>>
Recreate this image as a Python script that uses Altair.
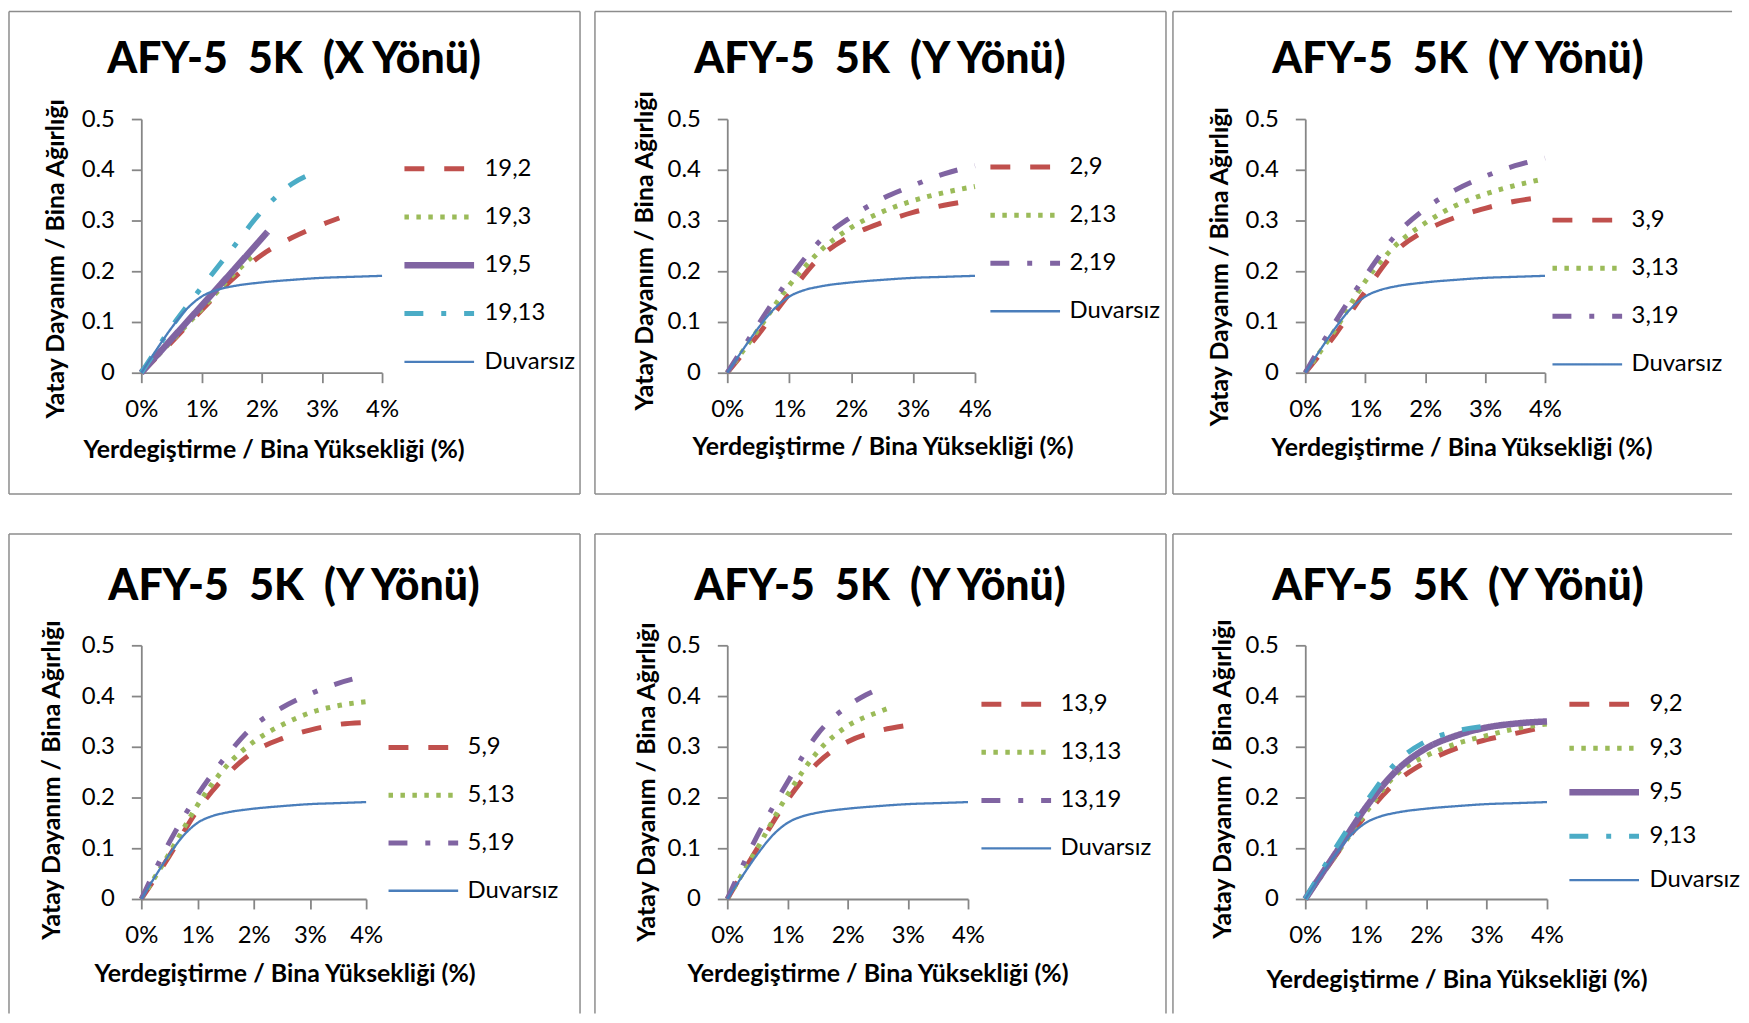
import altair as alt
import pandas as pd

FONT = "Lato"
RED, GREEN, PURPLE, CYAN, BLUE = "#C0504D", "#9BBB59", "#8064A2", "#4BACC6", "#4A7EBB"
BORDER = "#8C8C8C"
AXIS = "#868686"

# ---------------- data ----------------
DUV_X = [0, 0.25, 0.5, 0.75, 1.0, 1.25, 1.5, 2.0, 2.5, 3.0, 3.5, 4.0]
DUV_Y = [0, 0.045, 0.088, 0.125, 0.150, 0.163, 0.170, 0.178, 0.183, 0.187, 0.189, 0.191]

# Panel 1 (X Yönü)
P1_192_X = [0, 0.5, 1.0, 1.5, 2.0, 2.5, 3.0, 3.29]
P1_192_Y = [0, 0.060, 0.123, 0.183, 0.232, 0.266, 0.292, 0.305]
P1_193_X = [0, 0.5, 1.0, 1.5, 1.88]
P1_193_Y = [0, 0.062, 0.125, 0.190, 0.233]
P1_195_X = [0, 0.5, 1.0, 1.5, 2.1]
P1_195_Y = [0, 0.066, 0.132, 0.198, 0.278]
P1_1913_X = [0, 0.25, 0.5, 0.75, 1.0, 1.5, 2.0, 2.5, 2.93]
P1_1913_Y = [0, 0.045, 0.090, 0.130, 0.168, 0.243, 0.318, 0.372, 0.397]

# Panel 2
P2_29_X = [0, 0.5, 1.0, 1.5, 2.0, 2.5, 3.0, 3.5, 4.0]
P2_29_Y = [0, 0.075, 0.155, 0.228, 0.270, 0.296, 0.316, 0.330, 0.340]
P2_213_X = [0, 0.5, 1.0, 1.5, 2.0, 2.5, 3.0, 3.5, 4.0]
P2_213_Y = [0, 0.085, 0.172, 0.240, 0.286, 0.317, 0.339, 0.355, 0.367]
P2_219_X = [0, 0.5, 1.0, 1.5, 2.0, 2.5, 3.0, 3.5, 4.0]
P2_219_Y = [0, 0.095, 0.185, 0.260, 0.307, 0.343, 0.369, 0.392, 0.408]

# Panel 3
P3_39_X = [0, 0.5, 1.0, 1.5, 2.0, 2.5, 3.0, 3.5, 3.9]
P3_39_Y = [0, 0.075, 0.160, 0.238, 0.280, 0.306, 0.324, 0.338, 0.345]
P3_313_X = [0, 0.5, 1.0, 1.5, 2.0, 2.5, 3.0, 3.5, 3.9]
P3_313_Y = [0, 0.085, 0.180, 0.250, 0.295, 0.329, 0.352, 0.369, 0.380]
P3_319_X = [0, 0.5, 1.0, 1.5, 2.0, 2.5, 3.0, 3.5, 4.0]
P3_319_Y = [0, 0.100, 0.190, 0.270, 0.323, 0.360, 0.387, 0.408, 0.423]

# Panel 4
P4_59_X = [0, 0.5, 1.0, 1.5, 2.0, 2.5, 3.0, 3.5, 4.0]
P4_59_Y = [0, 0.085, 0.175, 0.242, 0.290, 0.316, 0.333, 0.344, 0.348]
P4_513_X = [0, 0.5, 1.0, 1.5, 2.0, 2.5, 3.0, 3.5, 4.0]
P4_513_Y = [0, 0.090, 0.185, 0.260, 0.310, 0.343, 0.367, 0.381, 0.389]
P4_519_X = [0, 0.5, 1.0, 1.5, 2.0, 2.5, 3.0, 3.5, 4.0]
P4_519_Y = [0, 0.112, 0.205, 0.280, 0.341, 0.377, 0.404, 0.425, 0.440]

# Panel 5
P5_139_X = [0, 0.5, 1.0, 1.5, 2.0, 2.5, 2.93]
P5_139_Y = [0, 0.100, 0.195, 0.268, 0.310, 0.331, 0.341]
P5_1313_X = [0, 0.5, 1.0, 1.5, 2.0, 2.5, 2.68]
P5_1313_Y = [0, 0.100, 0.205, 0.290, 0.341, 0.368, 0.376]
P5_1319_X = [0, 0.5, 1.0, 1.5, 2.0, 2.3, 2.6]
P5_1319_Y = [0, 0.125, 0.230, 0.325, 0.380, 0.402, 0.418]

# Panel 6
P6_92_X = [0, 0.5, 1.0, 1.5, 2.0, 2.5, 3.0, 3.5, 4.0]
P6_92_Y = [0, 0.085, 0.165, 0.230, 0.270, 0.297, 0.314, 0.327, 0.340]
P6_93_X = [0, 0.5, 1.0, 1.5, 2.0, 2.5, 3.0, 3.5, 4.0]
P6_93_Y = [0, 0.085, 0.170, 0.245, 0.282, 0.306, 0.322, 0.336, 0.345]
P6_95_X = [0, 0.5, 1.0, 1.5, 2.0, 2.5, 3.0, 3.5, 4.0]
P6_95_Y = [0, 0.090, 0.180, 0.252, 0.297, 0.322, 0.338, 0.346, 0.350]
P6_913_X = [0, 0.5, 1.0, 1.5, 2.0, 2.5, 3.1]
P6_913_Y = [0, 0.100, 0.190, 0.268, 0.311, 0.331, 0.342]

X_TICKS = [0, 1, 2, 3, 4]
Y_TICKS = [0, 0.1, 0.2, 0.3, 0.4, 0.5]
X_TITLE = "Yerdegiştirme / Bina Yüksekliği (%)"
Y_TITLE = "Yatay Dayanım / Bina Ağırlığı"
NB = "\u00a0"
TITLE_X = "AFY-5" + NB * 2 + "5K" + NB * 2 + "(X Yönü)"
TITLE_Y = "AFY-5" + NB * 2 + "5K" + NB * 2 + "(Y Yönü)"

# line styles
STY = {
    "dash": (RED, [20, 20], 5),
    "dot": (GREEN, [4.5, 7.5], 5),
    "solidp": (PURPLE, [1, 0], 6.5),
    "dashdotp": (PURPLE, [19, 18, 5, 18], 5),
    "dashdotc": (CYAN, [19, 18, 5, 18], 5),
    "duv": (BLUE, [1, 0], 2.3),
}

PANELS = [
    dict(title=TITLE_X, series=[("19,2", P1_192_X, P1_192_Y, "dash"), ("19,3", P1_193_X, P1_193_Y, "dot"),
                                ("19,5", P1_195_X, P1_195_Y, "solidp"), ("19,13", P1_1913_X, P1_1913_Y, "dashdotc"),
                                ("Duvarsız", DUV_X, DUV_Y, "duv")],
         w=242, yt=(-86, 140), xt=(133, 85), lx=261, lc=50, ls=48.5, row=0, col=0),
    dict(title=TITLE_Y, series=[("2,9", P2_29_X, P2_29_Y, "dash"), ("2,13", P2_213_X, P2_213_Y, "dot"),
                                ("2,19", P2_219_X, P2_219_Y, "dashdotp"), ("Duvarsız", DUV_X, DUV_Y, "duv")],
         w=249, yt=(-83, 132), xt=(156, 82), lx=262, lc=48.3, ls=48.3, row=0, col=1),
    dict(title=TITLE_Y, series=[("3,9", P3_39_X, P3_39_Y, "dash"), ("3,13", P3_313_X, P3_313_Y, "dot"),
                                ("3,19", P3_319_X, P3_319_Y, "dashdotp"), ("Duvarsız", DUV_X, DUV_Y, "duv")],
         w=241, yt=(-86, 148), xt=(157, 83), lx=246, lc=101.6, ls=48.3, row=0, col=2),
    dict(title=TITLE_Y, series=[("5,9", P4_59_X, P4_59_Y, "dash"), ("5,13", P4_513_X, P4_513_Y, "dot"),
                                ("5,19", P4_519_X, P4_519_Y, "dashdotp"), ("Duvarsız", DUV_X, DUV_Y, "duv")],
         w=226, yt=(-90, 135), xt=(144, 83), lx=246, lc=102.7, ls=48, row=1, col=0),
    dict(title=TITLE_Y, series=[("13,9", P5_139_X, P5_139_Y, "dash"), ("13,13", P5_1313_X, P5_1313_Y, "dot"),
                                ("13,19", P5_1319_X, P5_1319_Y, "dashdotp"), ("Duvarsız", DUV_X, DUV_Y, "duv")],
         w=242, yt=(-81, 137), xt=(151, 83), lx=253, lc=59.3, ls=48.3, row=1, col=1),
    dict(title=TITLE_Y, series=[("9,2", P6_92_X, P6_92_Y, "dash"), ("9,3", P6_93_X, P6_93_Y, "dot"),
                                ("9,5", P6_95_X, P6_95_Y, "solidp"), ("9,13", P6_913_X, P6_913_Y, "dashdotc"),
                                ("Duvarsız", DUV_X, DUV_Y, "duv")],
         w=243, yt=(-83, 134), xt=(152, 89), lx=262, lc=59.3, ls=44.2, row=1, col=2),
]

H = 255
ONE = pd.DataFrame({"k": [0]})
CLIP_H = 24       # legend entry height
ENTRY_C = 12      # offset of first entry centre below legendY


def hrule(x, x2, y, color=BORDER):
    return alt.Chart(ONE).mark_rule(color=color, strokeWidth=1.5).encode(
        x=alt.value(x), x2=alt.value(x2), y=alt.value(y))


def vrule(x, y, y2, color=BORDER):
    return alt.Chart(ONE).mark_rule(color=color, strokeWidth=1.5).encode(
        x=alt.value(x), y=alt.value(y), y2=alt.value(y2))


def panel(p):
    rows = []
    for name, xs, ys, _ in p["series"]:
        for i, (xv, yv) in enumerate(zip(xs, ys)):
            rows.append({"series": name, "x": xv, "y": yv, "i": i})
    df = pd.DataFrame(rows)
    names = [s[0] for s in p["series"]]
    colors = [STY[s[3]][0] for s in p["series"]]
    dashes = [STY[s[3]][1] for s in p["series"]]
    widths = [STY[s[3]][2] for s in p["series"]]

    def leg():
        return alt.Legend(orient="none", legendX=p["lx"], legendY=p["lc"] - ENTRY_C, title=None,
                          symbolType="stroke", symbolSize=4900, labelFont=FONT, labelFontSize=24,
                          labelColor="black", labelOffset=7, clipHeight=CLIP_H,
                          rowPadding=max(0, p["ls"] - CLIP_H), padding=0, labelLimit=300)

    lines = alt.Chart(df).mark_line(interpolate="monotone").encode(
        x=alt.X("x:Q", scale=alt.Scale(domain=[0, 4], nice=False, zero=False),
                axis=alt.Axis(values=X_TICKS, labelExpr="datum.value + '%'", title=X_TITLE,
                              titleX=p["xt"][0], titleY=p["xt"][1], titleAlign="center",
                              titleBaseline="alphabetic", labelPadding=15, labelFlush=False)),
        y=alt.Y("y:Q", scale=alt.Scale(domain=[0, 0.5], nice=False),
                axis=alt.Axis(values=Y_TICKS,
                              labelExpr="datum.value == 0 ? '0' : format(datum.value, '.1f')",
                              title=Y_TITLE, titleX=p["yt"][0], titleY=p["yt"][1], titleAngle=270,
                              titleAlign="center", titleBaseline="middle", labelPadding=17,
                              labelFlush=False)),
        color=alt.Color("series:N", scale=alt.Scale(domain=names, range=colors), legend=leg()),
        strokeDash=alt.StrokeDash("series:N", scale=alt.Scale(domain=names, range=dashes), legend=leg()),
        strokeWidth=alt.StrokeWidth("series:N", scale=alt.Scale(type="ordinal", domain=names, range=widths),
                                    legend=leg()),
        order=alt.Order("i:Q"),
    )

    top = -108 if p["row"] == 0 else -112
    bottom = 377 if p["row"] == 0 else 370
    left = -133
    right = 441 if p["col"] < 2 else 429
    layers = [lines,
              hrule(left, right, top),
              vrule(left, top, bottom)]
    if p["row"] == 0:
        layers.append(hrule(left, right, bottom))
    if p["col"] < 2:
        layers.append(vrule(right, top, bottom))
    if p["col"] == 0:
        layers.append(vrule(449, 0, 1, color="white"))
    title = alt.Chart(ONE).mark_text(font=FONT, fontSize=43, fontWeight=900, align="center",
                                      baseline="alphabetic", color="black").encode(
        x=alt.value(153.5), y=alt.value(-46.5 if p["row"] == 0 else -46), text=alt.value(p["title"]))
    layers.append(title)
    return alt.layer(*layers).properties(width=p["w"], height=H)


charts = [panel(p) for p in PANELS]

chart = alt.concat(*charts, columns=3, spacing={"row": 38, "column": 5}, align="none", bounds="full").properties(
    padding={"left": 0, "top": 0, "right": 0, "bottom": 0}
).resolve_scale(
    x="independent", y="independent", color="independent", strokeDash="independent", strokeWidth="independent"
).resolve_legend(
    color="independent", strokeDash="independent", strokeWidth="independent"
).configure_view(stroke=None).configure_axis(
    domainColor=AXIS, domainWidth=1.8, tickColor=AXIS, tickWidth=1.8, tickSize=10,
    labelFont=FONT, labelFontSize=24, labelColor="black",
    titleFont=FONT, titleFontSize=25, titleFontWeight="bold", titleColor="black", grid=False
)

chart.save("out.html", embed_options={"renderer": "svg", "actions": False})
<<
* What to work on *
Write out nothing but the lines from the start of the data through the line with "0.369, 0.392, 0.408]". Leave out the pictures.

* Written reply *
Recreate this image as a Python script that uses Altair.
import altair as alt
import pandas as pd

FONT = "Lato"
RED, GREEN, PURPLE, CYAN, BLUE = "#C0504D", "#9BBB59", "#8064A2", "#4BACC6", "#4A7EBB"
BORDER = "#8C8C8C"
AXIS = "#868686"

# ---------------- data ----------------
DUV_X = [0, 0.25, 0.5, 0.75, 1.0, 1.25, 1.5, 2.0, 2.5, 3.0, 3.5, 4.0]
DUV_Y = [0, 0.045, 0.088, 0.125, 0.150, 0.163, 0.170, 0.178, 0.183, 0.187, 0.189, 0.191]

# Panel 1 (X Yönü)
P1_192_X = [0, 0.5, 1.0, 1.5, 2.0, 2.5, 3.0, 3.29]
P1_192_Y = [0, 0.060, 0.123, 0.183, 0.232, 0.266, 0.292, 0.305]
P1_193_X = [0, 0.5, 1.0, 1.5, 1.88]
P1_193_Y = [0, 0.062, 0.125, 0.190, 0.233]
P1_195_X = [0, 0.5, 1.0, 1.5, 2.1]
P1_195_Y = [0, 0.066, 0.132, 0.198, 0.278]
P1_1913_X = [0, 0.25, 0.5, 0.75, 1.0, 1.5, 2.0, 2.5, 2.93]
P1_1913_Y = [0, 0.045, 0.090, 0.130, 0.168, 0.243, 0.318, 0.372, 0.397]

# Panel 2
P2_29_X = [0, 0.5, 1.0, 1.5, 2.0, 2.5, 3.0, 3.5, 4.0]
P2_29_Y = [0, 0.075, 0.155, 0.228, 0.270, 0.296, 0.316, 0.330, 0.340]
P2_213_X = [0, 0.5, 1.0, 1.5, 2.0, 2.5, 3.0, 3.5, 4.0]
P2_213_Y = [0, 0.085, 0.172, 0.240, 0.286, 0.317, 0.339, 0.355, 0.367]
P2_219_X = [0, 0.5, 1.0, 1.5, 2.0, 2.5, 3.0, 3.5, 4.0]
P2_219_Y = [0, 0.095, 0.185, 0.260, 0.307, 0.343, 0.369, 0.392, 0.408]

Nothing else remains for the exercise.